◆ **REQUIRED WORK**: Starting at the first line of the listing below, repeat each line up to and including the one containing "const refValue = 1.00;". Leave out pictures.

◆ **INFORMATION SHOWN**:
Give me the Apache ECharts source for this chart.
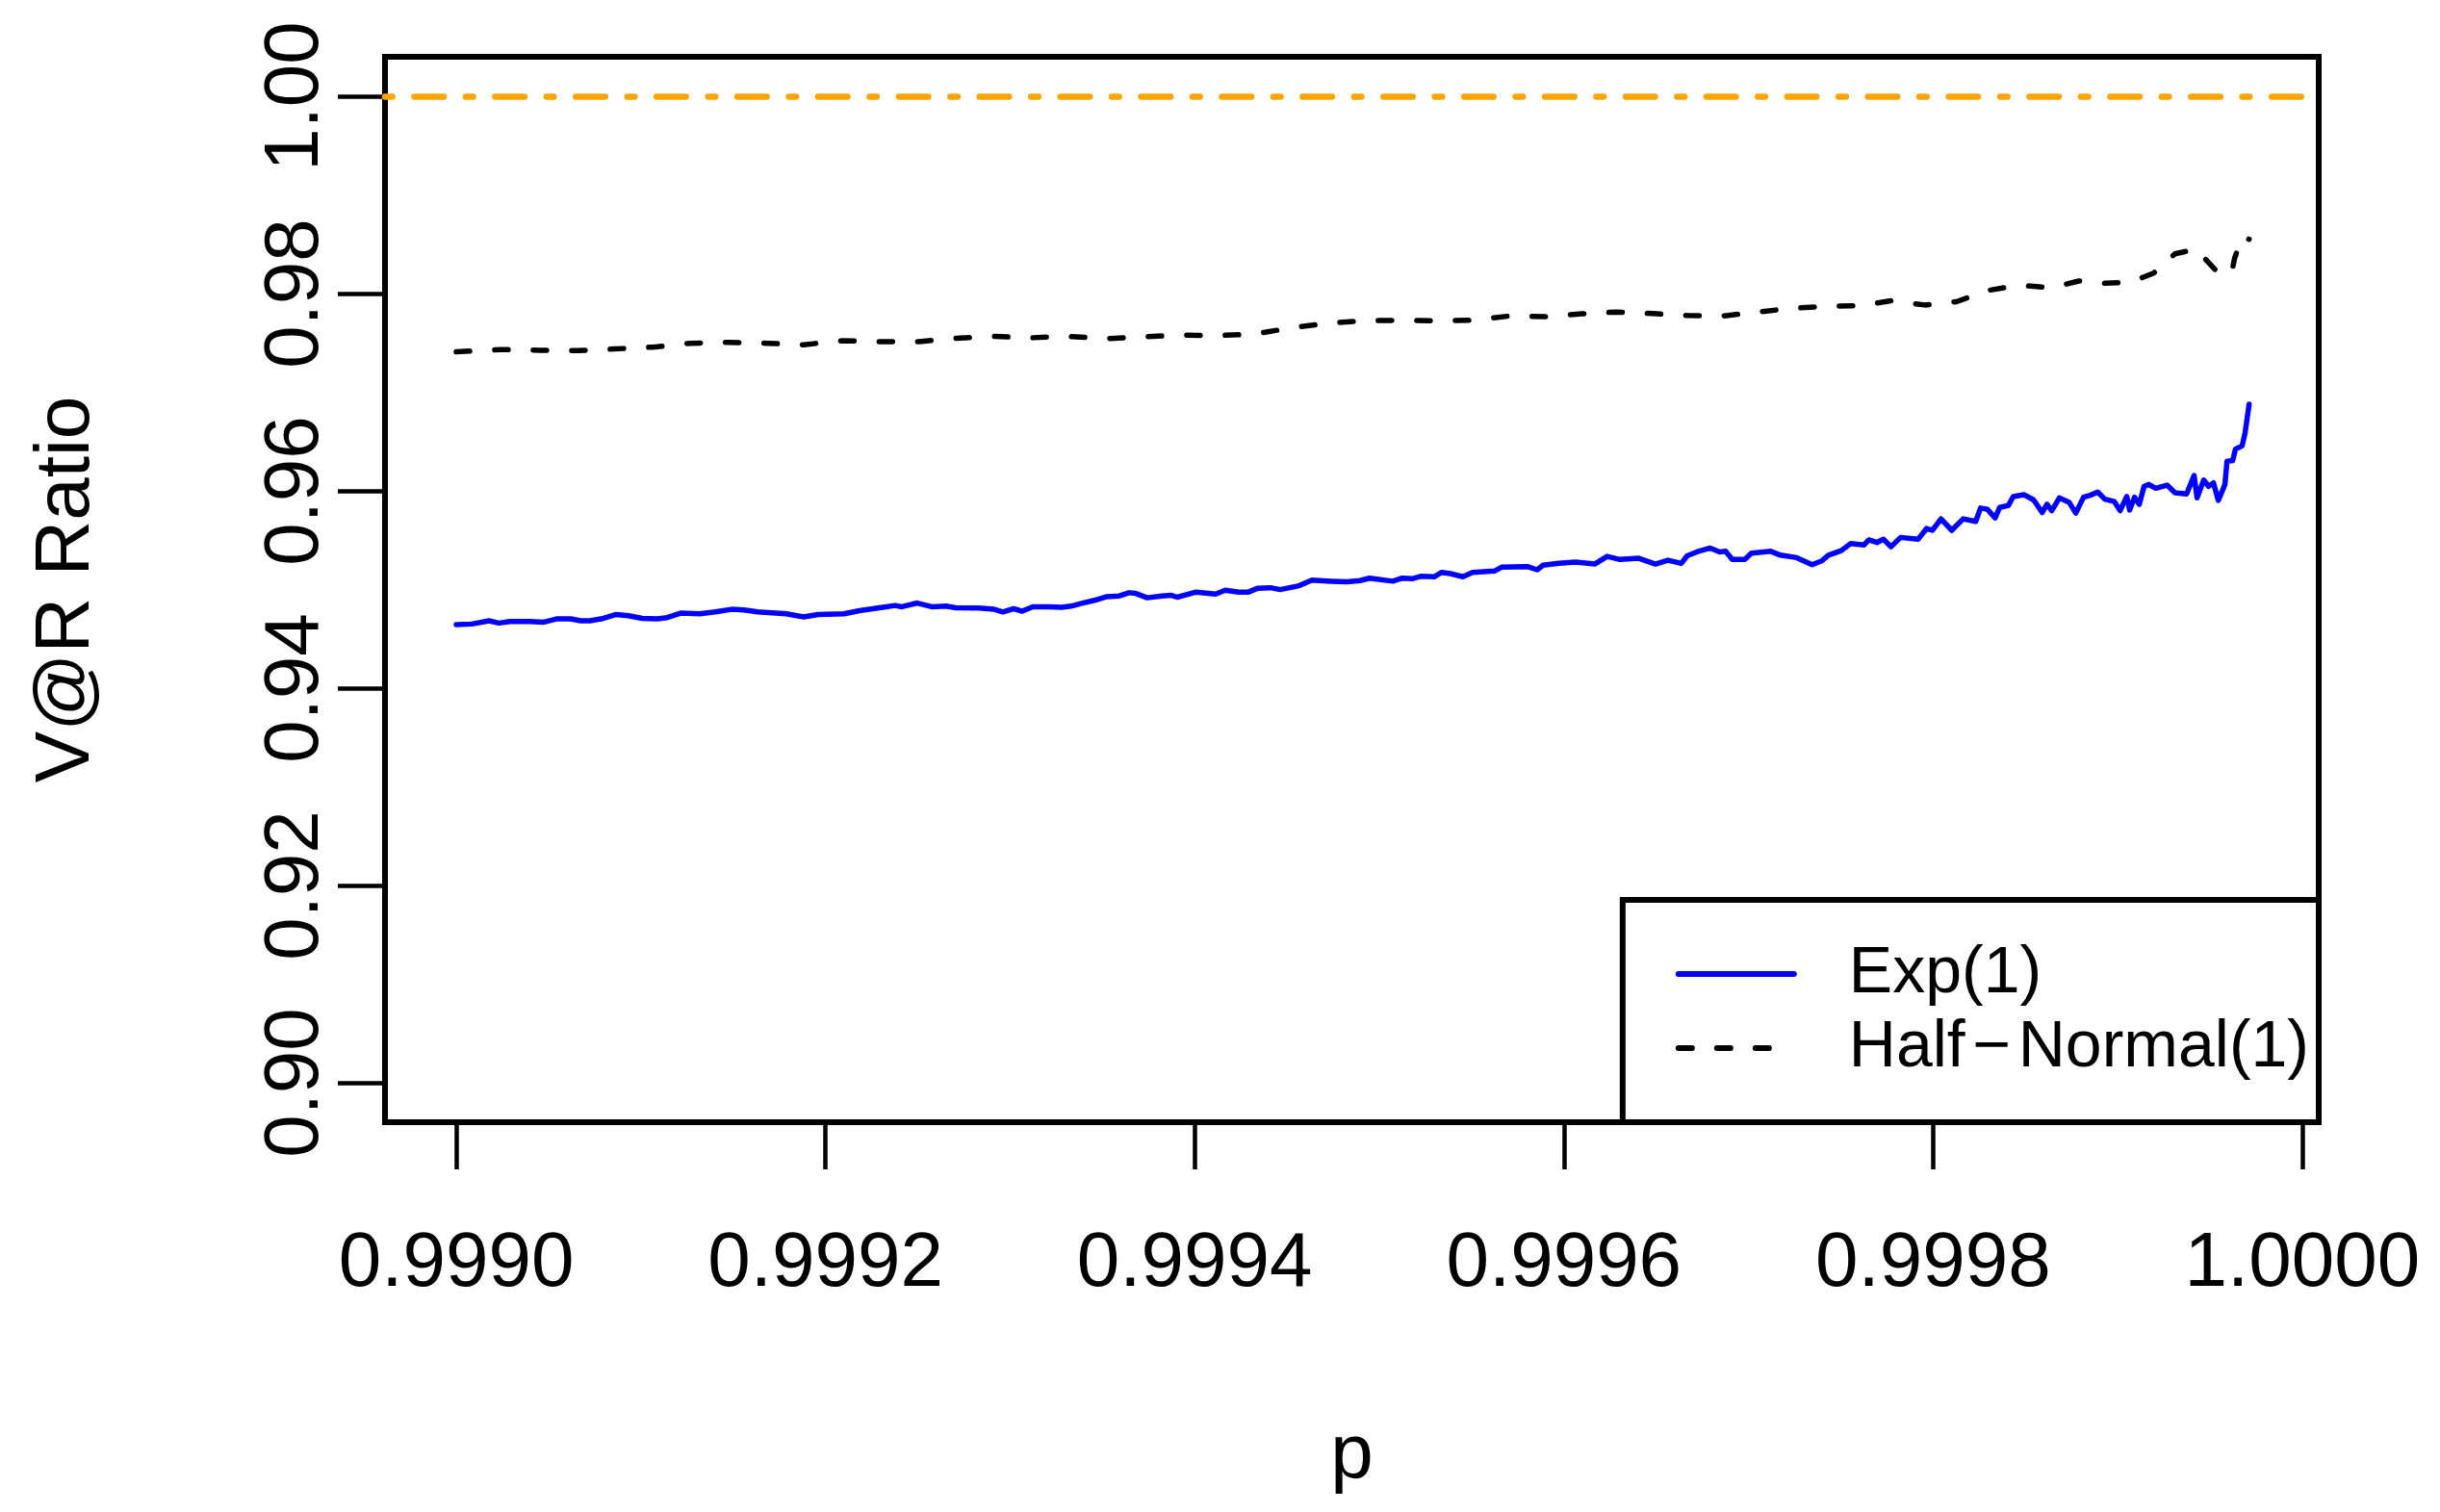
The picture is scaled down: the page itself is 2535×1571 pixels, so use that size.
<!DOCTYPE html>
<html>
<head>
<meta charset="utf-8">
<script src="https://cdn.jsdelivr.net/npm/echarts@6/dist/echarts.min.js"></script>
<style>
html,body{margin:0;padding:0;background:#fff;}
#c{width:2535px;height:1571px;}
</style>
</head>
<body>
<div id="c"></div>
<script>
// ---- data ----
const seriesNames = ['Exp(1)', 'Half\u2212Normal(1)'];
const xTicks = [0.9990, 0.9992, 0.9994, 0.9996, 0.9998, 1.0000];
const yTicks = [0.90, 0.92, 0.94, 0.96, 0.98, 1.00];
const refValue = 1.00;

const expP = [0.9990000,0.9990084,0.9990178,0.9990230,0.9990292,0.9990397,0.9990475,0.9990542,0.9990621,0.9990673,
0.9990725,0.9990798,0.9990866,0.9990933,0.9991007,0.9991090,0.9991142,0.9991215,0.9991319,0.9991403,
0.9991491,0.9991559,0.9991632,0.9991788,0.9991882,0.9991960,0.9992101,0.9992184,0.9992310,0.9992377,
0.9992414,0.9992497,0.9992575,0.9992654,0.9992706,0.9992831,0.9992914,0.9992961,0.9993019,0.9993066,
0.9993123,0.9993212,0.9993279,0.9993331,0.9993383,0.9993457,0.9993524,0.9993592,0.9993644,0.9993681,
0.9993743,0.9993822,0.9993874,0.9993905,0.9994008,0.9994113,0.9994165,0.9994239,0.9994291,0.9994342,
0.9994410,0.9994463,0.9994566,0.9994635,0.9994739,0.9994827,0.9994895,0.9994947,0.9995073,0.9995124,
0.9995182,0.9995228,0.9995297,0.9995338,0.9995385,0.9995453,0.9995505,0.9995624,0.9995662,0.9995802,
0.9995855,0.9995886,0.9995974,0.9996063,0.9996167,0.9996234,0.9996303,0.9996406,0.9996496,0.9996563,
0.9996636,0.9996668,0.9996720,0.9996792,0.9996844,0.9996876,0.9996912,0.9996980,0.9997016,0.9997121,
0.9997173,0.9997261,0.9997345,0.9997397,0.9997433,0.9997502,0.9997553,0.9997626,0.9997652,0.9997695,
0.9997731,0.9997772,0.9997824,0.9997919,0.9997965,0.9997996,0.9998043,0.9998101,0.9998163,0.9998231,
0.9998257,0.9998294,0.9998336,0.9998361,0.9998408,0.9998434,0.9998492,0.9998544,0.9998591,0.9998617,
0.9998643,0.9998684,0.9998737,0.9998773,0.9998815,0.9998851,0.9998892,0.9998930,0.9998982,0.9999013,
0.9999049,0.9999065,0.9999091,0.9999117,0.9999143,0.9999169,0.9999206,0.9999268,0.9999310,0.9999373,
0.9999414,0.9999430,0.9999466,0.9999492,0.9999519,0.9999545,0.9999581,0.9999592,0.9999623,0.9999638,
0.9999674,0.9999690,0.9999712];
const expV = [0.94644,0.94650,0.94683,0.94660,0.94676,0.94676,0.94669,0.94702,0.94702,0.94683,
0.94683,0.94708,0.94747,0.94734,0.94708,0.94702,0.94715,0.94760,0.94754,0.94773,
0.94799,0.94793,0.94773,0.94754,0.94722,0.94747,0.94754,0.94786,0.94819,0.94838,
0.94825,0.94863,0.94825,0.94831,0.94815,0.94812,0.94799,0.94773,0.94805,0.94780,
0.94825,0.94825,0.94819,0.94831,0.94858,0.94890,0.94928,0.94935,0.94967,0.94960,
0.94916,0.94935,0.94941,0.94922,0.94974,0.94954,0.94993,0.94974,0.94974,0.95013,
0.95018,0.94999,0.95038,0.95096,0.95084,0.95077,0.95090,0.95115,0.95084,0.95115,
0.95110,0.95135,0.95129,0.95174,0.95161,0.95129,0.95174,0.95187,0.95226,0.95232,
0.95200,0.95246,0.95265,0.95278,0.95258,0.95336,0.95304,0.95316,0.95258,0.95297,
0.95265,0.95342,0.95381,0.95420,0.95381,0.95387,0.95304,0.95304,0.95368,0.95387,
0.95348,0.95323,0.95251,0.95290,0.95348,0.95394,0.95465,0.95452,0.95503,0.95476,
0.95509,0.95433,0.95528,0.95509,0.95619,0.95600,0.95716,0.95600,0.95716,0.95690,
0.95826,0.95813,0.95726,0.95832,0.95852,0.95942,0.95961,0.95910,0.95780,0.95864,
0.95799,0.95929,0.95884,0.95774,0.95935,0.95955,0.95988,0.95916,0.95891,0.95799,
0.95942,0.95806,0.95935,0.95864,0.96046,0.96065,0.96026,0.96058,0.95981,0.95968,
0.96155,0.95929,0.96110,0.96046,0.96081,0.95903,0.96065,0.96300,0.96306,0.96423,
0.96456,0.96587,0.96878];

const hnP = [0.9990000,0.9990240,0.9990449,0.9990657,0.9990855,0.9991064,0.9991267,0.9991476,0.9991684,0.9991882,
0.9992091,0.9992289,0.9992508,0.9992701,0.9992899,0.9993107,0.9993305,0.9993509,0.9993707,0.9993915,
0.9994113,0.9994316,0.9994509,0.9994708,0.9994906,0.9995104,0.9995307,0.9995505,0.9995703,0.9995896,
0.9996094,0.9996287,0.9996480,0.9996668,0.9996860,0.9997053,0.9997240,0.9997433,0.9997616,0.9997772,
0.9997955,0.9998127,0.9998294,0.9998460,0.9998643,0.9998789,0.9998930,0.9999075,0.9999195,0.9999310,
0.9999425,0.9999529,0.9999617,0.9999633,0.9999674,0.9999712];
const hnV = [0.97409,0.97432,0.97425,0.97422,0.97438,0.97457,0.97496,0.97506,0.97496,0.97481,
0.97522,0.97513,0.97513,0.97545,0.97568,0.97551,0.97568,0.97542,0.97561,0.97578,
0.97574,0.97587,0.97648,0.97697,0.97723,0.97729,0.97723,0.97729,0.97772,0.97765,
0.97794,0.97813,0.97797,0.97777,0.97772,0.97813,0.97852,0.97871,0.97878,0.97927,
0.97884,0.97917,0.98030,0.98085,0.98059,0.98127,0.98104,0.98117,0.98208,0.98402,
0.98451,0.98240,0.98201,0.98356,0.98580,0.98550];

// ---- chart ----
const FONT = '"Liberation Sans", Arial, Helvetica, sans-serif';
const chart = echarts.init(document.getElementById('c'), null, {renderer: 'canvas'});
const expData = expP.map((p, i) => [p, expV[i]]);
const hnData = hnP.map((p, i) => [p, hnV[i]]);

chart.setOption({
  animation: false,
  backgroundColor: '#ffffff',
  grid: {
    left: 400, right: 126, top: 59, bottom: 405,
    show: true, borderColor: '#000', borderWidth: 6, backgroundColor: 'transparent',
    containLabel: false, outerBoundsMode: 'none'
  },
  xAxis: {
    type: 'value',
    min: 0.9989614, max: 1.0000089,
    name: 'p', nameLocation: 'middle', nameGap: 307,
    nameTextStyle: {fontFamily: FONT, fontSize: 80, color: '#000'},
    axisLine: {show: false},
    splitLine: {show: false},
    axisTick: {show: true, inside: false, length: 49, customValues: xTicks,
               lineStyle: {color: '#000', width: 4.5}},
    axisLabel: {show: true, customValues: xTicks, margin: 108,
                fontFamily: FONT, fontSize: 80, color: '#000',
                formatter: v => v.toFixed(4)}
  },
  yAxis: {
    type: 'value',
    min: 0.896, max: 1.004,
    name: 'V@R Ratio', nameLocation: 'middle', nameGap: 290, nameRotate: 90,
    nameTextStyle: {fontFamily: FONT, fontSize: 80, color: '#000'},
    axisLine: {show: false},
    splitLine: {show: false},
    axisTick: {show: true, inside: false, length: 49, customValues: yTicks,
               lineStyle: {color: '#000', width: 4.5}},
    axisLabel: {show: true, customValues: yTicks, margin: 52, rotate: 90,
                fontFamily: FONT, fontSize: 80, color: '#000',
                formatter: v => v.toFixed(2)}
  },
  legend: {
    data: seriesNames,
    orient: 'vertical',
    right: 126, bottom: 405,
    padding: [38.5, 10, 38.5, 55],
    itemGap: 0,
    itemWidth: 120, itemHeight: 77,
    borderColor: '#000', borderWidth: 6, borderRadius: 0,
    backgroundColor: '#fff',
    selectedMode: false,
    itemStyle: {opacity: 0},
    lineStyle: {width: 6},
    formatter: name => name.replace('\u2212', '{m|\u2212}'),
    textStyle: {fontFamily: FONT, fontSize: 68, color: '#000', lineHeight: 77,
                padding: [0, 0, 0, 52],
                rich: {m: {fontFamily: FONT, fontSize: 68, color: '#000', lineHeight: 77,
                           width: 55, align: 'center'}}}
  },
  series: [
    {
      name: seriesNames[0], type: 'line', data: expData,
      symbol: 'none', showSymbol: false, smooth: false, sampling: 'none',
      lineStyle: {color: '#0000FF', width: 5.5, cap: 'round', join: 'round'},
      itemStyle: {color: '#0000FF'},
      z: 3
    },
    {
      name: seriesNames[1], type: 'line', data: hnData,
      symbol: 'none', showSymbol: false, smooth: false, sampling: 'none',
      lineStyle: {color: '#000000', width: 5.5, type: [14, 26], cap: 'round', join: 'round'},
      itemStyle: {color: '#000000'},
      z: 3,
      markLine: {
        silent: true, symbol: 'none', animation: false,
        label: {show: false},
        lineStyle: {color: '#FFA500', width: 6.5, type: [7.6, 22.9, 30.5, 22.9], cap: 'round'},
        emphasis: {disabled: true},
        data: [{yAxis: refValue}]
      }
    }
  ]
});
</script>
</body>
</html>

◆ **RESULT OF THE TASK**:
Give me the Apache ECharts source for this chart.
The picture is scaled down: the page itself is 2535×1571 pixels, so use that size.
<!DOCTYPE html>
<html>
<head>
<meta charset="utf-8">
<script src="https://cdn.jsdelivr.net/npm/echarts@6/dist/echarts.min.js"></script>
<style>
html,body{margin:0;padding:0;background:#fff;}
#c{width:2535px;height:1571px;}
</style>
</head>
<body>
<div id="c"></div>
<script>
// ---- data ----
const seriesNames = ['Exp(1)', 'Half\u2212Normal(1)'];
const xTicks = [0.9990, 0.9992, 0.9994, 0.9996, 0.9998, 1.0000];
const yTicks = [0.90, 0.92, 0.94, 0.96, 0.98, 1.00];
const refValue = 1.00;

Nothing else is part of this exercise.